• TASK DESCRIPTION:
Below is a listing to write out in full, exactly as given, without its pictures.

-*-*-

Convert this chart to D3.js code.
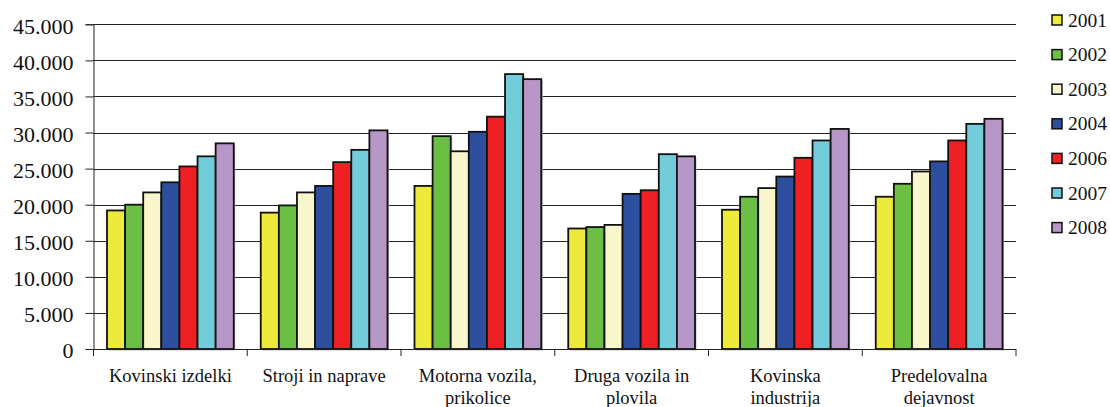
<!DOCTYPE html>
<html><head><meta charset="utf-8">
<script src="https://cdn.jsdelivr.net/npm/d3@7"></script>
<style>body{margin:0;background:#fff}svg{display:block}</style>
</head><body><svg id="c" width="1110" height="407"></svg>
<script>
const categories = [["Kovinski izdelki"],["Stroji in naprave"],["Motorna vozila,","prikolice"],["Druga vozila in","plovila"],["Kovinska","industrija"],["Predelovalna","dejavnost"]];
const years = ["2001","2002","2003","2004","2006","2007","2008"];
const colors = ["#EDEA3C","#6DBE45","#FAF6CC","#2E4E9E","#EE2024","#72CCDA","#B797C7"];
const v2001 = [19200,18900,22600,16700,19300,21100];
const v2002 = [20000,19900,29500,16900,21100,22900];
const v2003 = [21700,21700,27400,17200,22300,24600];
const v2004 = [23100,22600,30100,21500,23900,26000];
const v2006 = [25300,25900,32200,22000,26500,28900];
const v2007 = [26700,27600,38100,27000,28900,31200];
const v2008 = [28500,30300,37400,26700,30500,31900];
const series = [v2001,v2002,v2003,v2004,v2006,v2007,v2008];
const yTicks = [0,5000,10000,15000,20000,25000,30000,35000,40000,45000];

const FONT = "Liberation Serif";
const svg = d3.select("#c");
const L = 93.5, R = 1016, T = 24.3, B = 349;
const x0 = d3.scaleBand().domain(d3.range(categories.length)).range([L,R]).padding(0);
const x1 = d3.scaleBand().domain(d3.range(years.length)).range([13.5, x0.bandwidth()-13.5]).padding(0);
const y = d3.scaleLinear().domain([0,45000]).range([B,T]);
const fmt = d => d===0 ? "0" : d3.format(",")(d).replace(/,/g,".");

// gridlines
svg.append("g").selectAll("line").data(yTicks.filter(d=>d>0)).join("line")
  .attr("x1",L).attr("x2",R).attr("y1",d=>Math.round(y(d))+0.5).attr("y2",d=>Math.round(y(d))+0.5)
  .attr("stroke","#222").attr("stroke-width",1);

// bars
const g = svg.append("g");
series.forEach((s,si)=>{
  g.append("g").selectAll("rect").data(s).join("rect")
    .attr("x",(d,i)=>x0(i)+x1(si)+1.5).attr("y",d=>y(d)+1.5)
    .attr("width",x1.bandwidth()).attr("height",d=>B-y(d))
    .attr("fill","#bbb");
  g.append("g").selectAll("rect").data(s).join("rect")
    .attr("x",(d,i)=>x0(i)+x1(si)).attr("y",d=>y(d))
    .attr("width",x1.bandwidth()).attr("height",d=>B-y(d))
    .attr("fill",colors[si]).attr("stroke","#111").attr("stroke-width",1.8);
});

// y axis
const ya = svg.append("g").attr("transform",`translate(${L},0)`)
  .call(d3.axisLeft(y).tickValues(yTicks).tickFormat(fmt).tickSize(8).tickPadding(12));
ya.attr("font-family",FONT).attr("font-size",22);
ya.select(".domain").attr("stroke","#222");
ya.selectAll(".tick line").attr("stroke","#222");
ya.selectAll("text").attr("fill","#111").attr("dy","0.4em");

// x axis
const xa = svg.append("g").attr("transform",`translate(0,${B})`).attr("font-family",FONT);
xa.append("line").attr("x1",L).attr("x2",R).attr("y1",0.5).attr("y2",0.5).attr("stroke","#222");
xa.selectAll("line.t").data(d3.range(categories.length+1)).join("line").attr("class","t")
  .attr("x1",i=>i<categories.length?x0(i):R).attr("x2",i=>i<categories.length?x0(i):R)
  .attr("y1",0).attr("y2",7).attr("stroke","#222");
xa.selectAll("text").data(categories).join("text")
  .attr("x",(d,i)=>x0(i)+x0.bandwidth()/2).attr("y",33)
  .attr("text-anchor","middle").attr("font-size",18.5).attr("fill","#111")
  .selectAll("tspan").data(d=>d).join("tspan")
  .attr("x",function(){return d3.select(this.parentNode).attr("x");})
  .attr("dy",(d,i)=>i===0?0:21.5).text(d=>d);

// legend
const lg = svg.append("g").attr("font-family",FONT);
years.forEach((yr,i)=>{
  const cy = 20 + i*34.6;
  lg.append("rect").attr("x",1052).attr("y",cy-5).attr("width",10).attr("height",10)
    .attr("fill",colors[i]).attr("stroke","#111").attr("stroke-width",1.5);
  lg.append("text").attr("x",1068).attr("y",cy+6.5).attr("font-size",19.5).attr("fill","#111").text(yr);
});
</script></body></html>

-*-*-

• EXERCISE SOLUTION:
Convert this chart to D3.js code.
<!DOCTYPE html>
<html><head><meta charset="utf-8">
<script src="https://cdn.jsdelivr.net/npm/d3@7"></script>
<style>body{margin:0;background:#fff}svg{display:block}</style>
</head><body><svg id="c" width="1110" height="407"></svg>
<script>
const categories = [["Kovinski izdelki"],["Stroji in naprave"],["Motorna vozila,","prikolice"],["Druga vozila in","plovila"],["Kovinska","industrija"],["Predelovalna","dejavnost"]];
const years = ["2001","2002","2003","2004","2006","2007","2008"];
const colors = ["#EDEA3C","#6DBE45","#FAF6CC","#2E4E9E","#EE2024","#72CCDA","#B797C7"];
const v2001 = [19200,18900,22600,16700,19300,21100];
const v2002 = [20000,19900,29500,16900,21100,22900];
const v2003 = [21700,21700,27400,17200,22300,24600];
const v2004 = [23100,22600,30100,21500,23900,26000];
const v2006 = [25300,25900,32200,22000,26500,28900];
const v2007 = [26700,27600,38100,27000,28900,31200];
const v2008 = [28500,30300,37400,26700,30500,31900];
const series = [v2001,v2002,v2003,v2004,v2006,v2007,v2008];
const yTicks = [0,5000,10000,15000,20000,25000,30000,35000,40000,45000];

const FONT = "Liberation Serif";
const svg = d3.select("#c");
const L = 93.5, R = 1016, T = 24.3, B = 349;
const x0 = d3.scaleBand().domain(d3.range(categories.length)).range([L,R]).padding(0);
const x1 = d3.scaleBand().domain(d3.range(years.length)).range([13.5, x0.bandwidth()-13.5]).padding(0);
const y = d3.scaleLinear().domain([0,45000]).range([B,T]);
const fmt = d => d===0 ? "0" : d3.format(",")(d).replace(/,/g,".");

// gridlines
svg.append("g").selectAll("line").data(yTicks.filter(d=>d>0)).join("line")
  .attr("x1",L).attr("x2",R).attr("y1",d=>Math.round(y(d))+0.5).attr("y2",d=>Math.round(y(d))+0.5)
  .attr("stroke","#222").attr("stroke-width",1);

// bars
const g = svg.append("g");
series.forEach((s,si)=>{
  g.append("g").selectAll("rect").data(s).join("rect")
    .attr("x",(d,i)=>x0(i)+x1(si)+1.5).attr("y",d=>y(d)+1.5)
    .attr("width",x1.bandwidth()).attr("height",d=>B-y(d))
    .attr("fill","#bbb");
  g.append("g").selectAll("rect").data(s).join("rect")
    .attr("x",(d,i)=>x0(i)+x1(si)).attr("y",d=>y(d))
    .attr("width",x1.bandwidth()).attr("height",d=>B-y(d))
    .attr("fill",colors[si]).attr("stroke","#111").attr("stroke-width",1.8);
});

// y axis
const ya = svg.append("g").attr("transform",`translate(${L},0)`)
  .call(d3.axisLeft(y).tickValues(yTicks).tickFormat(fmt).tickSize(8).tickPadding(12));
ya.attr("font-family",FONT).attr("font-size",22);
ya.select(".domain").attr("stroke","#222");
ya.selectAll(".tick line").attr("stroke","#222");
ya.selectAll("text").attr("fill","#111").attr("dy","0.4em");

// x axis
const xa = svg.append("g").attr("transform",`translate(0,${B})`).attr("font-family",FONT);
xa.append("line").attr("x1",L).attr("x2",R).attr("y1",0.5).attr("y2",0.5).attr("stroke","#222");
xa.selectAll("line.t").data(d3.range(categories.length+1)).join("line").attr("class","t")
  .attr("x1",i=>i<categories.length?x0(i):R).attr("x2",i=>i<categories.length?x0(i):R)
  .attr("y1",0).attr("y2",7).attr("stroke","#222");
xa.selectAll("text").data(categories).join("text")
  .attr("x",(d,i)=>x0(i)+x0.bandwidth()/2).attr("y",33)
  .attr("text-anchor","middle").attr("font-size",18.5).attr("fill","#111")
  .selectAll("tspan").data(d=>d).join("tspan")
  .attr("x",function(){return d3.select(this.parentNode).attr("x");})
  .attr("dy",(d,i)=>i===0?0:21.5).text(d=>d);

// legend
const lg = svg.append("g").attr("font-family",FONT);
years.forEach((yr,i)=>{
  const cy = 20 + i*34.6;
  lg.append("rect").attr("x",1052).attr("y",cy-5).attr("width",10).attr("height",10)
    .attr("fill",colors[i]).attr("stroke","#111").attr("stroke-width",1.5);
  lg.append("text").attr("x",1068).attr("y",cy+6.5).attr("font-size",19.5).attr("fill","#111").text(yr);
});
</script></body></html>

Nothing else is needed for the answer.